» **Material for this task**
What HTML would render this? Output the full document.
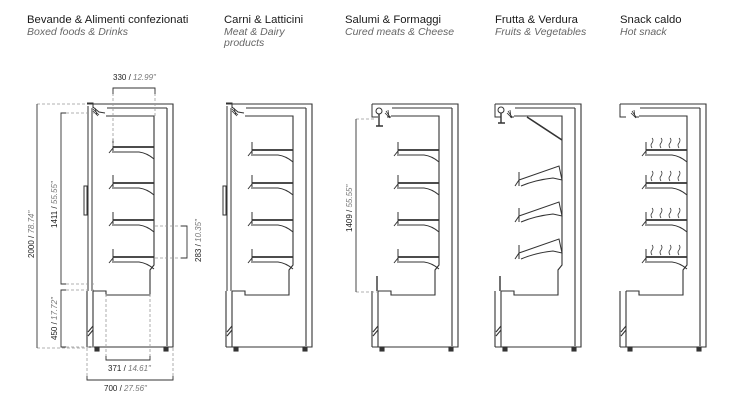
<!DOCTYPE html>
<html><head><meta charset="utf-8"><style>
html,body{margin:0;padding:0;background:#fff;}
svg{display:block}
.t{font-family:"Liberation Sans",sans-serif;font-size:11.3px;fill:#1a1a1a}
.s{font-family:"Liberation Sans",sans-serif;font-size:10.5px;fill:#666;font-style:italic}
.d{font-family:"Liberation Sans",sans-serif;font-size:8px;fill:#222}
.di{font-style:italic;fill:#777}
</style></head><body>
<svg width="737" height="415" viewBox="0 0 737 415" xmlns="http://www.w3.org/2000/svg">
<defs>
<g id="body" fill="none" stroke="#333" stroke-width="1.1">
  <path d="M0 0 H86 V243 H0"/>
  <path d="M80 4 V242"/>
  <path d="M20 4 H80"/>
  <path d="M6 187 H19 V191 H63 V166 L67 161 V12 H19"/>
  <path d="M6 187 V243 M0 187 V243"/>
  <path d="M1 228 L6 222 M1 232 L6 226"/>
  <rect x="8" y="243" width="4" height="4" fill="#333"/>
  <rect x="77" y="243" width="4" height="4" fill="#333"/>
</g>
<g id="shelf" fill="none" stroke="#333">
  <path d="M26 0 H67" stroke-width="1.8"/>
  <path d="M27 5 H52 Q60 6 67 12"/>
  <path d="M26 -8 V6 M22 6 L26 1"/>
</g>
<g id="glass" fill="none" stroke="#333">
  <path d="M0 -1 H6 V4 M1 2 V187 M5 4 V187"/>
  <rect x="-3" y="82" width="3" height="29" fill="#fff"/>
  <path d="M6 5 L12 11 M8 4 L10 11 M6 7 L11 12" stroke-width=".8"/>
</g>
<g id="slshelf" fill="none" stroke="#333">
  <path d="M24 8 L64 -6 L67 8 L58 6 Q40 8 26 14" />
  <path d="M24 0 V14 M20 14 L24 8"/>
</g>
<g id="steam" fill="none" stroke="#333" stroke-width=".8">
  <path d="M32 -2 q-2 -3 0 -5 q2 -3 0 -5 M41 -2 q-2 -3 0 -5 q2 -3 0 -5 M50 -2 q-2 -3 0 -5 q2 -3 0 -5 M59 -2 q-2 -3 0 -5 q2 -3 0 -5"/>
</g>
</defs>

<text class="t" x="27" y="23">Bevande &amp; Alimenti confezionati</text>
<text class="s" x="27" y="35">Boxed foods &amp; Drinks</text>
<text class="t" x="224" y="23">Carni &amp; Latticini</text>
<text class="s" x="224" y="35">Meat &amp; Dairy</text>
<text class="s" x="224" y="46">products</text>
<text class="t" x="345" y="23">Salumi &amp; Formaggi</text>
<text class="s" x="345" y="35">Cured meats &amp; Cheese</text>
<text class="t" x="495" y="23">Frutta &amp; Verdura</text>
<text class="s" x="495" y="35">Fruits &amp; Vegetables</text>
<text class="t" x="620" y="23">Snack caldo</text>
<text class="s" x="620" y="35">Hot snack</text>

<g transform="translate(87,104)">
  <use href="#body"/><use href="#glass"/>
  <path d="M6 3 L12 8 L18 9" fill="none" stroke="#333"/>
  <use href="#shelf" y="43"/><use href="#shelf" y="79"/><use href="#shelf" y="116"/><use href="#shelf" y="153"/>
</g>
<g transform="translate(226,104)">
  <use href="#body"/><use href="#glass"/>
  <path d="M6 3 L12 8 L18 9" fill="none" stroke="#333"/>
  <use href="#shelf" y="46"/><use href="#shelf" y="79"/><use href="#shelf" y="116"/><use href="#shelf" y="153"/>
</g>
<g transform="translate(372,104)">
  <use href="#body"/>
  <path d="M0 0 V13 H6 M15 13 H19" fill="none" stroke="#333"/>
  <circle cx="7" cy="7" r="3" fill="none" stroke="#333"/>
  <path d="M7 10 V22 M4 22 H11" stroke="#333" stroke-width="1.4"/>
  <path d="M14 7 L18 13 M16 6 L17 13 M13 9 L18 14" stroke="#333" stroke-width=".8"/>
  <path d="M5 187 V172" stroke="#333" stroke-width="1.4"/>
  <use href="#shelf" y="46"/><use href="#shelf" y="79"/><use href="#shelf" y="116"/><use href="#shelf" y="153"/>
</g>
<g transform="translate(495,104)">
  <use href="#body"/>
  <path d="M0 0 V13 H6 M15 13 H19" fill="none" stroke="#333"/>
  <circle cx="6" cy="6" r="3" fill="none" stroke="#333"/>
  <path d="M6 9 V19 M3 19 H10" stroke="#333" stroke-width="1.4"/>
  <path d="M13 7 L17 13 M15 6 L16 13 M12 9 L17 14" stroke="#333" stroke-width=".8"/>
  <path d="M32 13 L67 36" stroke="#333" stroke-width="1.6"/>
  <path d="M5 187 V172" stroke="#333" stroke-width="1.4"/>
  <use href="#slshelf" y="68"/><use href="#slshelf" y="104"/><use href="#slshelf" y="141"/>
</g>
<g transform="translate(620,104)">
  <use href="#body"/>
  <path d="M0 0 V13 H6 M15 13 H19" fill="none" stroke="#333"/>
  <path d="M12 7 L16 13 M14 6 L15 13 M11 9 L16 14" stroke="#333" stroke-width=".8"/>
  <use href="#shelf" y="46"/><use href="#shelf" y="79"/><use href="#shelf" y="116"/><use href="#shelf" y="153"/>
  <use href="#steam" y="46"/><use href="#steam" y="79"/><use href="#steam" y="116"/><use href="#steam" y="153"/>
</g>

<g fill="none" stroke="#999" stroke-width=".8" stroke-dasharray="3,2">
  <path d="M37 104 H87 M37 348 H87"/>
  <path d="M66 113 H94 M66 284 H94 M66 290 H94 M66 347 H94"/>
  <path d="M113 88 V148 M155 88 V116"/>
  <path d="M155 226 H187 M155 258 H187"/>
  <path d="M106 294 V360 M150 294 V360"/>
  <path d="M87 348 V380 M173 348 V380"/>
  <path d="M356 119 H376 M356 292 H377" />
</g>
<g fill="none" stroke="#333" stroke-width=".9">
  <path d="M37 104 V348"/>
  <path d="M66 113 H61 V284 H66 M66 290 H61 V347 H66"/>
  <path d="M113 94 V88 H155 V94"/>
  <path d="M181 226 H187 V258 H181"/>
  <path d="M106 356 V360 H150 V356"/>
  <path d="M87 376 V380 H173 V376"/>
  <path d="M356 119 V292"/>
</g>
<text class="d" x="113" y="80">330 / <tspan class="di">12.99"</tspan></text>
<text class="d" x="108" y="371">371 / <tspan class="di">14.61"</tspan></text>
<text class="d" x="104" y="391">700 / <tspan class="di">27.56"</tspan></text>
<text class="d" transform="translate(34,258) rotate(-90)">2000 / <tspan class="di">78.74"</tspan></text>
<text class="d" transform="translate(57,228) rotate(-90)">1411 / <tspan class="di">55.55"</tspan></text>
<text class="d" transform="translate(57,340) rotate(-90)">450 / <tspan class="di">17.72"</tspan></text>
<text class="d" transform="translate(201,262) rotate(-90)">283 / <tspan class="di">10.35"</tspan></text>
<text class="d" transform="translate(352,232) rotate(-90)">1409 / <tspan class="di">55.55"</tspan></text>
</svg>
</body></html>
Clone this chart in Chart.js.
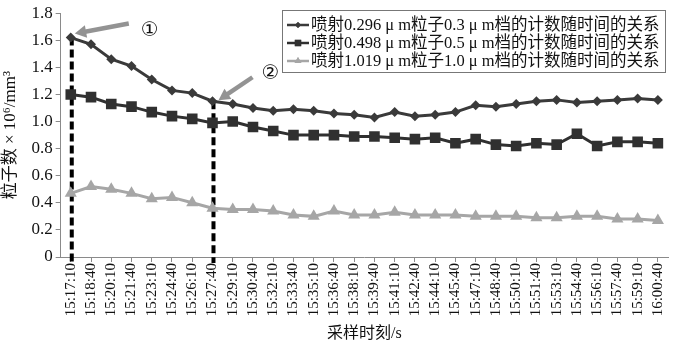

» **What is being asked**
Quote every record above exactly, leaving out any pictures.

» **Output**
What HTML would render this? Output the full document.
<!DOCTYPE html>
<html><head><meta charset="utf-8"><style>
html,body{margin:0;padding:0;background:#fff;}
svg{display:block}
.t{font-family:"Liberation Sans",sans-serif;font-size:11.3px;fill:#1a1a1a}
.s{font-family:"Liberation Sans",sans-serif;font-size:10.5px;fill:#666;font-style:italic}
.d{font-family:"Liberation Sans",sans-serif;font-size:8px;fill:#222}
.di{font-style:italic;fill:#777}
</style></head><body>
<svg width="737" height="415" viewBox="0 0 737 415" xmlns="http://www.w3.org/2000/svg">
<defs>
<g id="body" fill="none" stroke="#333" stroke-width="1.1">
  <path d="M0 0 H86 V243 H0"/>
  <path d="M80 4 V242"/>
  <path d="M20 4 H80"/>
  <path d="M6 187 H19 V191 H63 V166 L67 161 V12 H19"/>
  <path d="M6 187 V243 M0 187 V243"/>
  <path d="M1 228 L6 222 M1 232 L6 226"/>
  <rect x="8" y="243" width="4" height="4" fill="#333"/>
  <rect x="77" y="243" width="4" height="4" fill="#333"/>
</g>
<g id="shelf" fill="none" stroke="#333">
  <path d="M26 0 H67" stroke-width="1.8"/>
  <path d="M27 5 H52 Q60 6 67 12"/>
  <path d="M26 -8 V6 M22 6 L26 1"/>
</g>
<g id="glass" fill="none" stroke="#333">
  <path d="M0 -1 H6 V4 M1 2 V187 M5 4 V187"/>
  <rect x="-3" y="82" width="3" height="29" fill="#fff"/>
  <path d="M6 5 L12 11 M8 4 L10 11 M6 7 L11 12" stroke-width=".8"/>
</g>
<g id="slshelf" fill="none" stroke="#333">
  <path d="M24 8 L64 -6 L67 8 L58 6 Q40 8 26 14" />
  <path d="M24 0 V14 M20 14 L24 8"/>
</g>
<g id="steam" fill="none" stroke="#333" stroke-width=".8">
  <path d="M32 -2 q-2 -3 0 -5 q2 -3 0 -5 M41 -2 q-2 -3 0 -5 q2 -3 0 -5 M50 -2 q-2 -3 0 -5 q2 -3 0 -5 M59 -2 q-2 -3 0 -5 q2 -3 0 -5"/>
</g>
</defs>

<text class="t" x="27" y="23">Bevande &amp; Alimenti confezionati</text>
<text class="s" x="27" y="35">Boxed foods &amp; Drinks</text>
<text class="t" x="224" y="23">Carni &amp; Latticini</text>
<text class="s" x="224" y="35">Meat &amp; Dairy</text>
<text class="s" x="224" y="46">products</text>
<text class="t" x="345" y="23">Salumi &amp; Formaggi</text>
<text class="s" x="345" y="35">Cured meats &amp; Cheese</text>
<text class="t" x="495" y="23">Frutta &amp; Verdura</text>
<text class="s" x="495" y="35">Fruits &amp; Vegetables</text>
<text class="t" x="620" y="23">Snack caldo</text>
<text class="s" x="620" y="35">Hot snack</text>

<g transform="translate(87,104)">
  <use href="#body"/><use href="#glass"/>
  <path d="M6 3 L12 8 L18 9" fill="none" stroke="#333"/>
  <use href="#shelf" y="43"/><use href="#shelf" y="79"/><use href="#shelf" y="116"/><use href="#shelf" y="153"/>
</g>
<g transform="translate(226,104)">
  <use href="#body"/><use href="#glass"/>
  <path d="M6 3 L12 8 L18 9" fill="none" stroke="#333"/>
  <use href="#shelf" y="46"/><use href="#shelf" y="79"/><use href="#shelf" y="116"/><use href="#shelf" y="153"/>
</g>
<g transform="translate(372,104)">
  <use href="#body"/>
  <path d="M0 0 V13 H6 M15 13 H19" fill="none" stroke="#333"/>
  <circle cx="7" cy="7" r="3" fill="none" stroke="#333"/>
  <path d="M7 10 V22 M4 22 H11" stroke="#333" stroke-width="1.4"/>
  <path d="M14 7 L18 13 M16 6 L17 13 M13 9 L18 14" stroke="#333" stroke-width=".8"/>
  <path d="M5 187 V172" stroke="#333" stroke-width="1.4"/>
  <use href="#shelf" y="46"/><use href="#shelf" y="79"/><use href="#shelf" y="116"/><use href="#shelf" y="153"/>
</g>
<g transform="translate(495,104)">
  <use href="#body"/>
  <path d="M0 0 V13 H6 M15 13 H19" fill="none" stroke="#333"/>
  <circle cx="6" cy="6" r="3" fill="none" stroke="#333"/>
  <path d="M6 9 V19 M3 19 H10" stroke="#333" stroke-width="1.4"/>
  <path d="M13 7 L17 13 M15 6 L16 13 M12 9 L17 14" stroke="#333" stroke-width=".8"/>
  <path d="M32 13 L67 36" stroke="#333" stroke-width="1.6"/>
  <path d="M5 187 V172" stroke="#333" stroke-width="1.4"/>
  <use href="#slshelf" y="68"/><use href="#slshelf" y="104"/><use href="#slshelf" y="141"/>
</g>
<g transform="translate(620,104)">
  <use href="#body"/>
  <path d="M0 0 V13 H6 M15 13 H19" fill="none" stroke="#333"/>
  <path d="M12 7 L16 13 M14 6 L15 13 M11 9 L16 14" stroke="#333" stroke-width=".8"/>
  <use href="#shelf" y="46"/><use href="#shelf" y="79"/><use href="#shelf" y="116"/><use href="#shelf" y="153"/>
  <use href="#steam" y="46"/><use href="#steam" y="79"/><use href="#steam" y="116"/><use href="#steam" y="153"/>
</g>

<g fill="none" stroke="#999" stroke-width=".8" stroke-dasharray="3,2">
  <path d="M37 104 H87 M37 348 H87"/>
  <path d="M66 113 H94 M66 284 H94 M66 290 H94 M66 347 H94"/>
  <path d="M113 88 V148 M155 88 V116"/>
  <path d="M155 226 H187 M155 258 H187"/>
  <path d="M106 294 V360 M150 294 V360"/>
  <path d="M87 348 V380 M173 348 V380"/>
  <path d="M356 119 H376 M356 292 H377" />
</g>
<g fill="none" stroke="#333" stroke-width=".9">
  <path d="M37 104 V348"/>
  <path d="M66 113 H61 V284 H66 M66 290 H61 V347 H66"/>
  <path d="M113 94 V88 H155 V94"/>
  <path d="M181 226 H187 V258 H181"/>
  <path d="M106 356 V360 H150 V356"/>
  <path d="M87 376 V380 H173 V376"/>
  <path d="M356 119 V292"/>
</g>
<text class="d" x="113" y="80">330 / <tspan class="di">12.99"</tspan></text>
<text class="d" x="108" y="371">371 / <tspan class="di">14.61"</tspan></text>
<text class="d" x="104" y="391">700 / <tspan class="di">27.56"</tspan></text>
<text class="d" transform="translate(34,258) rotate(-90)">2000 / <tspan class="di">78.74"</tspan></text>
<text class="d" transform="translate(57,228) rotate(-90)">1411 / <tspan class="di">55.55"</tspan></text>
<text class="d" transform="translate(57,340) rotate(-90)">450 / <tspan class="di">17.72"</tspan></text>
<text class="d" transform="translate(201,262) rotate(-90)">283 / <tspan class="di">10.35"</tspan></text>
<text class="d" transform="translate(352,232) rotate(-90)">1409 / <tspan class="di">55.55"</tspan></text>
</svg>
</body></html>
Clone this chart in Chart.js.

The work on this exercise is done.